WHAT YOU WILL DO>
Extract word for word the lines of the listing from its start to the line holding "ReferenceLine, CartesianGrid, ErrorBar", both ends kept; pictures are not part of the copy.

SUPPLIED DATA>

▼

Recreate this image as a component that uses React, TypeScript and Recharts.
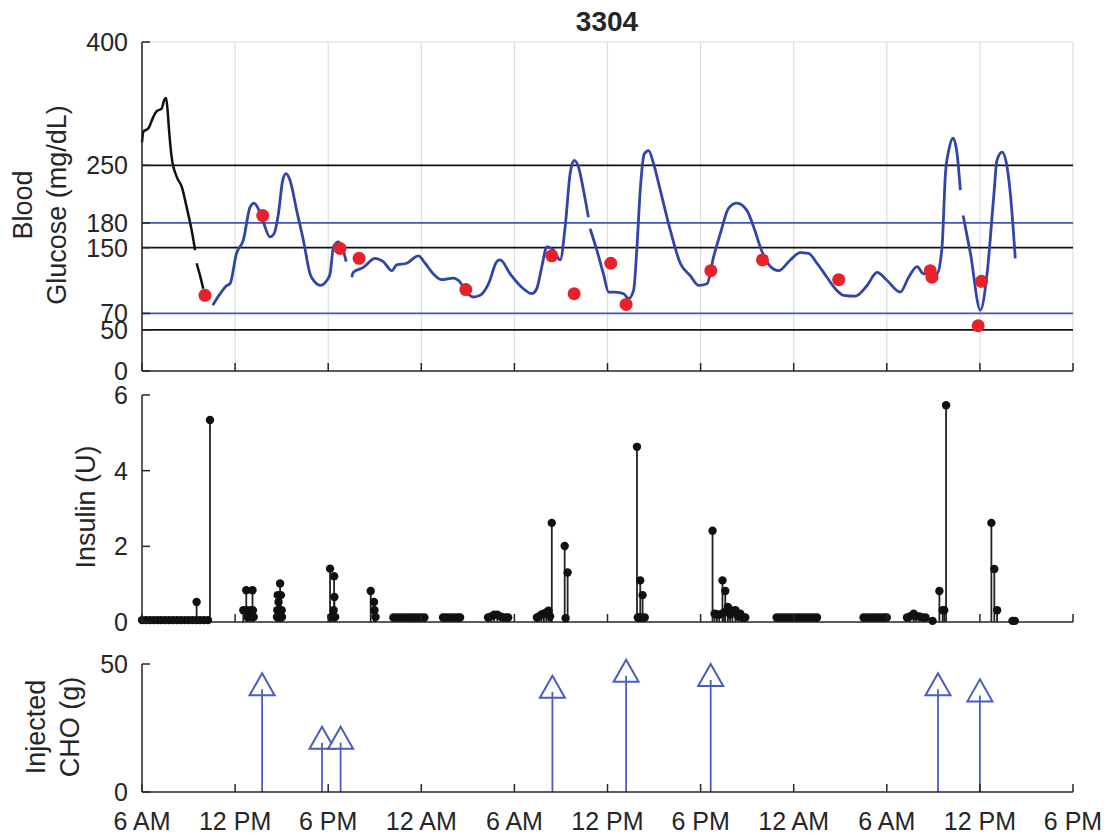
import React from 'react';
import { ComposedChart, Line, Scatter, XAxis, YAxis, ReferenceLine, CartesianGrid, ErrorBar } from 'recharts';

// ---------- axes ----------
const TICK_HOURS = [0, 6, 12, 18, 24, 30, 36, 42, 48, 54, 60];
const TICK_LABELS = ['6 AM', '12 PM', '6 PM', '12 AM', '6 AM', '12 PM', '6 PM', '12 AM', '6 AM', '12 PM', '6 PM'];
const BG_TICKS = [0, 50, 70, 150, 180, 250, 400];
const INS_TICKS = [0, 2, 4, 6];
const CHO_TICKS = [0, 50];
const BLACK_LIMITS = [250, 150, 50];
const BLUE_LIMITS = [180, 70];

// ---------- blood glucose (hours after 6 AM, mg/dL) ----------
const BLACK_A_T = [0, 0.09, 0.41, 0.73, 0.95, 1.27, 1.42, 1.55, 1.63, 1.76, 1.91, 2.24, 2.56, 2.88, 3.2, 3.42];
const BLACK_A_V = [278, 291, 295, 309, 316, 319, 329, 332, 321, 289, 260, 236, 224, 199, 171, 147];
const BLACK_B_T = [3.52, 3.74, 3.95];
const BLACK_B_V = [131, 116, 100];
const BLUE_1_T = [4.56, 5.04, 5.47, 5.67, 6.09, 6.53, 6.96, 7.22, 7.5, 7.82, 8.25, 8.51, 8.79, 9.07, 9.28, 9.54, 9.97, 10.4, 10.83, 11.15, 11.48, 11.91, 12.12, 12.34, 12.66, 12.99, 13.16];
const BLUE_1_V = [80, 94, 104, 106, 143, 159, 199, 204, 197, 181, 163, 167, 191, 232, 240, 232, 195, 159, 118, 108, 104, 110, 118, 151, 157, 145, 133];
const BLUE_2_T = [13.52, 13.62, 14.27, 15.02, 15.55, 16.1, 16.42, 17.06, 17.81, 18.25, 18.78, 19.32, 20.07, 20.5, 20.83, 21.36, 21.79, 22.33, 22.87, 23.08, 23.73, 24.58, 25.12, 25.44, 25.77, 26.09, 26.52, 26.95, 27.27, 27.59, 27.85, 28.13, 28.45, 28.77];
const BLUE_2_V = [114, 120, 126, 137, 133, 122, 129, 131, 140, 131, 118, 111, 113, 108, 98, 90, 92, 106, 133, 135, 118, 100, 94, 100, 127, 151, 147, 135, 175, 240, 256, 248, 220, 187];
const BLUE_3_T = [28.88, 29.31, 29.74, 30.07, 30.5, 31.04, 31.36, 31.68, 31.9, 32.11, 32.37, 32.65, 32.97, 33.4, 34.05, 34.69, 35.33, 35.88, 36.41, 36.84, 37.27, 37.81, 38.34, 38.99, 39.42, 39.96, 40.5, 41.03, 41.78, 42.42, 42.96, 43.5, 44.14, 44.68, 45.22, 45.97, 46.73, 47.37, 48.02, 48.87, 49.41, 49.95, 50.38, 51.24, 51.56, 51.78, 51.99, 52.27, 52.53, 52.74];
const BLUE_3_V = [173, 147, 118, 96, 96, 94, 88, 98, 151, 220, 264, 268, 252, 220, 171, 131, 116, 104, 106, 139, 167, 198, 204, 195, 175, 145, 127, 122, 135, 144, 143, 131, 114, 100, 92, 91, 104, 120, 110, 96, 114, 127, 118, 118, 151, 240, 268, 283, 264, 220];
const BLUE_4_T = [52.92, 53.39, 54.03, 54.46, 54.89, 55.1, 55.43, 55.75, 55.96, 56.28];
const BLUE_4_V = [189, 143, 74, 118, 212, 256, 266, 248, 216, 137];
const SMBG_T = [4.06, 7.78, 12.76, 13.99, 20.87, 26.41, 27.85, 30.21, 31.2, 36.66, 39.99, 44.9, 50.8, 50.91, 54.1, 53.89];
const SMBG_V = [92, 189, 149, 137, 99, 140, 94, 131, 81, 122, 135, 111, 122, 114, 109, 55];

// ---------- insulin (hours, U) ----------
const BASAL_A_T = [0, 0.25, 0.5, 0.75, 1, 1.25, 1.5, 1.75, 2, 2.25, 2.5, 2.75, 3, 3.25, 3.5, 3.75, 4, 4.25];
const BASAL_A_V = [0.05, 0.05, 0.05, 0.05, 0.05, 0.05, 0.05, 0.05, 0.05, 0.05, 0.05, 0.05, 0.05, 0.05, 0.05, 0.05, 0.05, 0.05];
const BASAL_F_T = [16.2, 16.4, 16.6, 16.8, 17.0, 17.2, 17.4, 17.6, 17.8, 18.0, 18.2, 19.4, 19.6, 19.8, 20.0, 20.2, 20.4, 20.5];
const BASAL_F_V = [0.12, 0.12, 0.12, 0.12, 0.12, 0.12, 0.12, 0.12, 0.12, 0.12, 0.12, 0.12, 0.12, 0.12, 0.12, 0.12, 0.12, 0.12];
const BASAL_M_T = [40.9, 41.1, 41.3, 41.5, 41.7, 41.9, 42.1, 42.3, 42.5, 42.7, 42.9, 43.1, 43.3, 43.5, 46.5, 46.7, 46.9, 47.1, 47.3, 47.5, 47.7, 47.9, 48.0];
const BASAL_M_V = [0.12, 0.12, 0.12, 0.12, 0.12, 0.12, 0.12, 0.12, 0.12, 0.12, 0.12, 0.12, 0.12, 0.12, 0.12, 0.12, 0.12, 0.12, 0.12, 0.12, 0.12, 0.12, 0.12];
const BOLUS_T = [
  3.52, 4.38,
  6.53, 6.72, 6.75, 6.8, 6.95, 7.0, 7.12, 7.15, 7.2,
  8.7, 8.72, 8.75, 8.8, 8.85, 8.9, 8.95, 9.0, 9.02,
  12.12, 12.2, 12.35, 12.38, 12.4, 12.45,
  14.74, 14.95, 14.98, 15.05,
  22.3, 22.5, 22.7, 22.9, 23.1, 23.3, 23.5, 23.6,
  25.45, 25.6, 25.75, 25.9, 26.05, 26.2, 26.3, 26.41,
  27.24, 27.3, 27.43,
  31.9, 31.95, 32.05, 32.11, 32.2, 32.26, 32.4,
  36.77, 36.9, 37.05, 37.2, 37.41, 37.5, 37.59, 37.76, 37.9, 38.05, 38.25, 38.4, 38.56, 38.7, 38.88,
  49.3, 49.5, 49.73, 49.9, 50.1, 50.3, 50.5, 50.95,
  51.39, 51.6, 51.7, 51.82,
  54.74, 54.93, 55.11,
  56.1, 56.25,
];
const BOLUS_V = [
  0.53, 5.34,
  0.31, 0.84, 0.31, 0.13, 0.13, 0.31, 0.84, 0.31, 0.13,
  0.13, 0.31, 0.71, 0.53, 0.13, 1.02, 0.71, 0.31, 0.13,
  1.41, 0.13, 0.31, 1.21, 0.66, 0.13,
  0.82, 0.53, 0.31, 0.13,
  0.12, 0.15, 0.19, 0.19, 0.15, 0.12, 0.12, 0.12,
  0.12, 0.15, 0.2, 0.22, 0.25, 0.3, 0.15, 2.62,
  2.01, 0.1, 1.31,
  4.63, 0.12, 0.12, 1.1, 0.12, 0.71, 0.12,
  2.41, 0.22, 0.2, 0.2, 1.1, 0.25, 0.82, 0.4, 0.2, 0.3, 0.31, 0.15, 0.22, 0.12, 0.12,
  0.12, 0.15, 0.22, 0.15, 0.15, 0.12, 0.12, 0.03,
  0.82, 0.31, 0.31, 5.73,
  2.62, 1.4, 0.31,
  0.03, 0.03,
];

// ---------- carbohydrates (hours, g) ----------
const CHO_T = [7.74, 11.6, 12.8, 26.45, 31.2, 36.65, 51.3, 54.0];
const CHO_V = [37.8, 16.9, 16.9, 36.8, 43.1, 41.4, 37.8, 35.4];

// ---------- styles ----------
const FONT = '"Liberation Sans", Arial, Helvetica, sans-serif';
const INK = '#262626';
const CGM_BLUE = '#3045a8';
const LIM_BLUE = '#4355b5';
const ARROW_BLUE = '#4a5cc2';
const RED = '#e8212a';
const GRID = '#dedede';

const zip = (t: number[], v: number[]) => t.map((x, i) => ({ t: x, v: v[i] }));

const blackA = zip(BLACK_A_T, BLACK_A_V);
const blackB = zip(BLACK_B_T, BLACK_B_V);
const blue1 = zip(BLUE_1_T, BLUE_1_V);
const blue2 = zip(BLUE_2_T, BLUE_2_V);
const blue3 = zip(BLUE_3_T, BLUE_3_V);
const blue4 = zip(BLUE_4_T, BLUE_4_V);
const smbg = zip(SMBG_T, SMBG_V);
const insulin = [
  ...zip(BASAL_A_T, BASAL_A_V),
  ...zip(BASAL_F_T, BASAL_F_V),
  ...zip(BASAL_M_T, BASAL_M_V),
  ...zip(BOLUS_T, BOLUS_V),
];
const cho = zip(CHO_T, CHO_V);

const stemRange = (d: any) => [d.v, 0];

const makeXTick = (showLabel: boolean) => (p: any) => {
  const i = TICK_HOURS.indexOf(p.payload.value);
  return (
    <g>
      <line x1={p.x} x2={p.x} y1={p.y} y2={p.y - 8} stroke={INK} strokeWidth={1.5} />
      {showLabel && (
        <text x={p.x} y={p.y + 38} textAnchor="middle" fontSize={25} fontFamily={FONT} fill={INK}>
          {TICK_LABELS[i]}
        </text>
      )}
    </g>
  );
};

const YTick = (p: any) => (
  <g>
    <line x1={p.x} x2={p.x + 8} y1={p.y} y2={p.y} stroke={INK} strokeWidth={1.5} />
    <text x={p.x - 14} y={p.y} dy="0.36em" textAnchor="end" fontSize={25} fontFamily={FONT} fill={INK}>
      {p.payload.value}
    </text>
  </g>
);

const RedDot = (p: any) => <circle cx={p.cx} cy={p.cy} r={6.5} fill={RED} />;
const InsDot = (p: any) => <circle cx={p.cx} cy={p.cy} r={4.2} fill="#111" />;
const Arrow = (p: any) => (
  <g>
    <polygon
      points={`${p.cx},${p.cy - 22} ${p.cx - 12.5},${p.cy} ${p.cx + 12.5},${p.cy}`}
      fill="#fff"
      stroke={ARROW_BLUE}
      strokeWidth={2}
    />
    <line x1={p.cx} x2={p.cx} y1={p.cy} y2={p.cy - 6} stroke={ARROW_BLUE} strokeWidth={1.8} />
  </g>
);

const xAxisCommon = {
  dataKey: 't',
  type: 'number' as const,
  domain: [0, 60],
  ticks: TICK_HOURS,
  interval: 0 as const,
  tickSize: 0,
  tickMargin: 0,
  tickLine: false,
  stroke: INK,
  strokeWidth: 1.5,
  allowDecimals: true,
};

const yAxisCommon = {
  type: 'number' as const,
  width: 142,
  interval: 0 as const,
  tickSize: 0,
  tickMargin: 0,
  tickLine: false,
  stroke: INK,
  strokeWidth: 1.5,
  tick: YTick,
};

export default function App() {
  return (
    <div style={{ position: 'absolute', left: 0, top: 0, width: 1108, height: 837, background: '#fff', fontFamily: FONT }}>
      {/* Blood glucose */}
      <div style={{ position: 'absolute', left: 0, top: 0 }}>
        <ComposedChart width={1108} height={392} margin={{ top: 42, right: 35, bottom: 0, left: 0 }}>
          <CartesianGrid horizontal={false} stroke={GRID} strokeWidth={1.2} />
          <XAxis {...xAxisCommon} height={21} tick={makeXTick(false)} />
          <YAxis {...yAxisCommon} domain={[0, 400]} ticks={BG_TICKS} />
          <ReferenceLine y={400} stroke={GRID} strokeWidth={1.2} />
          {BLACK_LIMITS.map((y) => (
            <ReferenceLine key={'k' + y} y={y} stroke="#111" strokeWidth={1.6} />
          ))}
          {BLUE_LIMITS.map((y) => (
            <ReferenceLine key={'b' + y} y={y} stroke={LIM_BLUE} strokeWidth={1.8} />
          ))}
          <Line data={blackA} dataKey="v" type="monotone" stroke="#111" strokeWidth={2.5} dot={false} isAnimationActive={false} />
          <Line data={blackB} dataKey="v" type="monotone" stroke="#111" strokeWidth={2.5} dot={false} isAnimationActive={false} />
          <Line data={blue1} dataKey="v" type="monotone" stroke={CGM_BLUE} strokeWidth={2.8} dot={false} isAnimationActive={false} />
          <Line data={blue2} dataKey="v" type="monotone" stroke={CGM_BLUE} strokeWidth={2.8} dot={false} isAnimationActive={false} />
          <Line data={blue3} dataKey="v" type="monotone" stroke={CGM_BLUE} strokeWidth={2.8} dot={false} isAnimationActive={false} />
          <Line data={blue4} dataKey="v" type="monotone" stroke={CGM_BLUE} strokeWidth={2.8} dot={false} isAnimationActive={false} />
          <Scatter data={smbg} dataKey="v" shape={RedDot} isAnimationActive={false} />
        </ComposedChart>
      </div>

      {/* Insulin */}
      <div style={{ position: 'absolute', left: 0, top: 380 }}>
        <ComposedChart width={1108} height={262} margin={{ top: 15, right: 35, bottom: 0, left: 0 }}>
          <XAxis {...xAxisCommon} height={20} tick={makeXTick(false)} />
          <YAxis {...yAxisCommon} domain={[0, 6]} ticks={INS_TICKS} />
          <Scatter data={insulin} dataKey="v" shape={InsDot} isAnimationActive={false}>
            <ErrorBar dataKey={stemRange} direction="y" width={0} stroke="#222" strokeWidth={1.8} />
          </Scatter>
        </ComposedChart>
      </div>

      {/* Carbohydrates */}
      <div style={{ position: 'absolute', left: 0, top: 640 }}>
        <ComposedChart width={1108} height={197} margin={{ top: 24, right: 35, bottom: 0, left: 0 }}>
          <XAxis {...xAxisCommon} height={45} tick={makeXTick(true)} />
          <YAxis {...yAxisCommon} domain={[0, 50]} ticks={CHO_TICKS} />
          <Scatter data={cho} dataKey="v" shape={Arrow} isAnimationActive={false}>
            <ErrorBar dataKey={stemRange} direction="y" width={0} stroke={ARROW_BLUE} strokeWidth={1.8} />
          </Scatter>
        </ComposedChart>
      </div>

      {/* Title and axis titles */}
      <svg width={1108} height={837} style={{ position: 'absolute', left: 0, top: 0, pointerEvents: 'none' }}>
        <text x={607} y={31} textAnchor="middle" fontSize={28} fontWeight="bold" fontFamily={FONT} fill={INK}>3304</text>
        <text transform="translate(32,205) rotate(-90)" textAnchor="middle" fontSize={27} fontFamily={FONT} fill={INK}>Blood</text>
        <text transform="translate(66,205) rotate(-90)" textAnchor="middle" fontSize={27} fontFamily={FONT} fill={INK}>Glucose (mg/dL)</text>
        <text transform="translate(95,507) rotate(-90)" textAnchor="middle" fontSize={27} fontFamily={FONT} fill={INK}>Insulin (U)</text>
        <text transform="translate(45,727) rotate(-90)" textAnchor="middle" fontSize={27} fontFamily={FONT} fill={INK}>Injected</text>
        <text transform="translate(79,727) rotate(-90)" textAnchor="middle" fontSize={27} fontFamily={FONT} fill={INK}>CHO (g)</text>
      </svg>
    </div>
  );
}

▲

THE RESULT>
Recreate this image as a component that uses React, TypeScript and Recharts.
import React from 'react';
import { ComposedChart, Line, Scatter, XAxis, YAxis, ReferenceLine, CartesianGrid, ErrorBar } from 'recharts';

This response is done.